George Soros Part Five: Soros In Court


    George Soros is one of the most successful hedge fund managers ever. While at the helm of the Quantum Fund (founded by Soros and Jim Rogers in the 70s), he generated an average annual return for investors of 30%.

    George soros
    Photo by Irekia

    Across this ten-part series, I’m taking a look at Soros’ life, trading career, and political involvements.  In the first three parts of this series, which can be found at the links below, I covered the beginnings of Soros’ Quantum Fund, Soros’ trades against the Bank of Thailand and possibly Soros’ most famous trade against the British pound in 1992.

    Part five: George Soros in court

    As well as being the greatest hedge fund manager of all time, George Soros is also the most controversial figure in the world of finance. If you search for the billionaire trader online, you are bombarded with conspiracy theories and speculation about Soros’ political influence. Many theories speculate that Soros’ greatest trades paid off because of his political influence. There’s never been any proof to back up this speculation.

    But Soros has been found guilty of insider trading although the penalty was insignificant compared to his enormous wealth.

    The insider-trading case goes back to 1988 when the Quantum Fund was purchasing shares in French companies. At first glance, this appears to be a traditional Soros trade. The Socialist party had lost its majority of seats in the French Assembly two years before, and the new government under Jacques Chirac had instigated an aggressive privatization program. As he had done many times before, Soros was using a mix of his market knowledge, political insight and understanding of human emotion to guide his trading patterns.

    As part of the privatization program, public bank Société Générale was sold off during 1987. However, the following year lawmakers were demanding the bank be brought back under state control. A group of investors connected to the French financier Georges Pébereau hatched a plan to take control of the bank before the government made its move.

    As Bloomberg reports:

    “The French government sold Societe Generale in June 1987 at 407 French francs (then $63) a share. After a stock market crash a year later, the shares had fallen to 260 francs. In September 1988, French financier Georges Pebereau sounded out investors including an adviser to Soros about joining him in building a stake in Societe Generale.

    While Soros declined to take part in that operation, that month his Quantum Endowment Fund spent $50 million to buy 160,000 shares of Societe Generale as well as shares in three other companies the French government had sold and whose stock had tumbled.”

    After the private buyer had been announced, shares in Société Générale surged, although the raid was ultimately unsuccessful.

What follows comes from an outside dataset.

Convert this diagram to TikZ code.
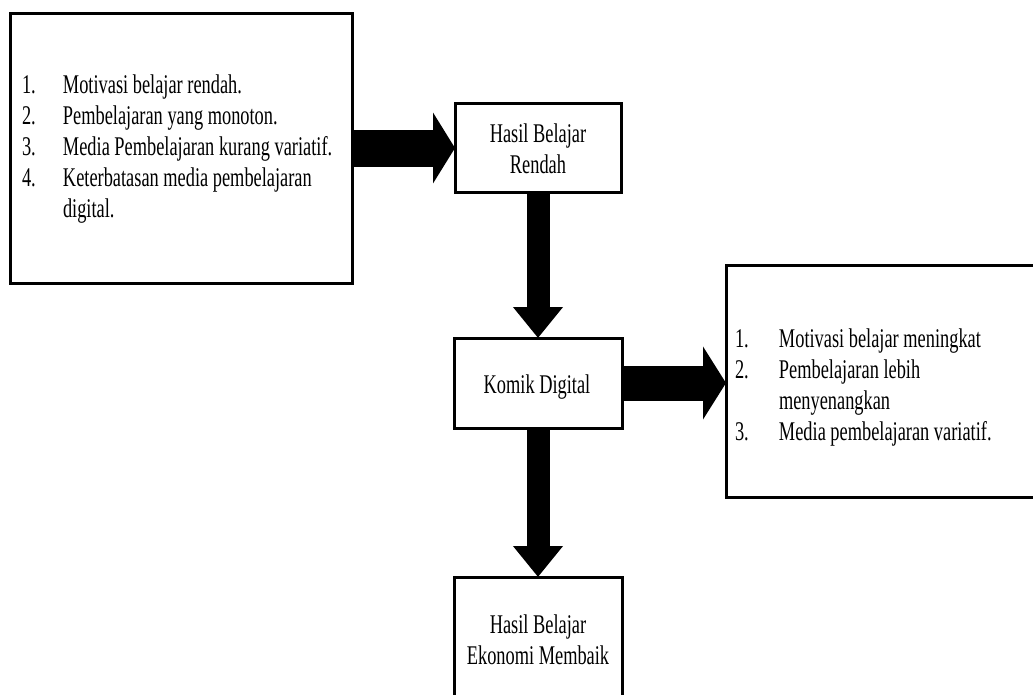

    According to court documents, an associate of Mr. Pébereau informed Soros of the plans for the bid in a telephone conversation. Soros then moved to build a stake in the bank ahead of the takeover offer, violating insider trading rules. France’s stock market regulator opened an investigation into the case in 1989 but determined that Soros had not violated French insider rules (at the time insider-trading rules only applied to employees of the companies concerned trading on privileged information).

    During 1990 France’s insider-trading rules were revised to apply to third parties, Soros claims these amendments were specifically put in place to bring him to court. In 2002 a French appeals court convicted the billionaire of insider trading and fined him €2.2 million, the equivalent of what he was accused of making from the trade. Soros was the first in France to be prosecuted for insider trading.

    Unsatisfied with the actions of the French government and regulators, Soros took his case to the European Court of Human Rights. He claimed that France had violated his rights by punishing him criminally for trading on inside information after changing insider-trading laws. Soros believed France was set on punishing him directly, which is why the country went to great efforts to change its legal framework.

    In 2011 the European Court of Human rights finally published its ruling on the Soros case. The court found that France’s insider trading laws were sufficiently clear at the time to hold Soros criminally responsible and ruled that it did not support Soros’ view that France had amended its insider trading laws because of his conduct. In a statement the court proclaimed:

    “Mr. Soros was a famous institutional investor, well-known to the business community and a participant in major financial…As a result of his status and experience, he could not have been unaware that his decision to invest…there had been no comparable precedent, he should have been particularly prudent.”

    “In view of the subject matter, well-informed professionals had a duty to be prudent in their work and to take special care in assessing the risks of their actions,” it added.

    While Soros’ 2002 insider-trading conviction was a relatively benign event on the Soros timeline, the event is relatively informative as it showcases not only the billionaire’s trading habits but also his personality. Soros could have chosen to pay the fine and forget about the situation but instead, he stretched the case out over a decade in an attempt to clear his name and overturn the conviction.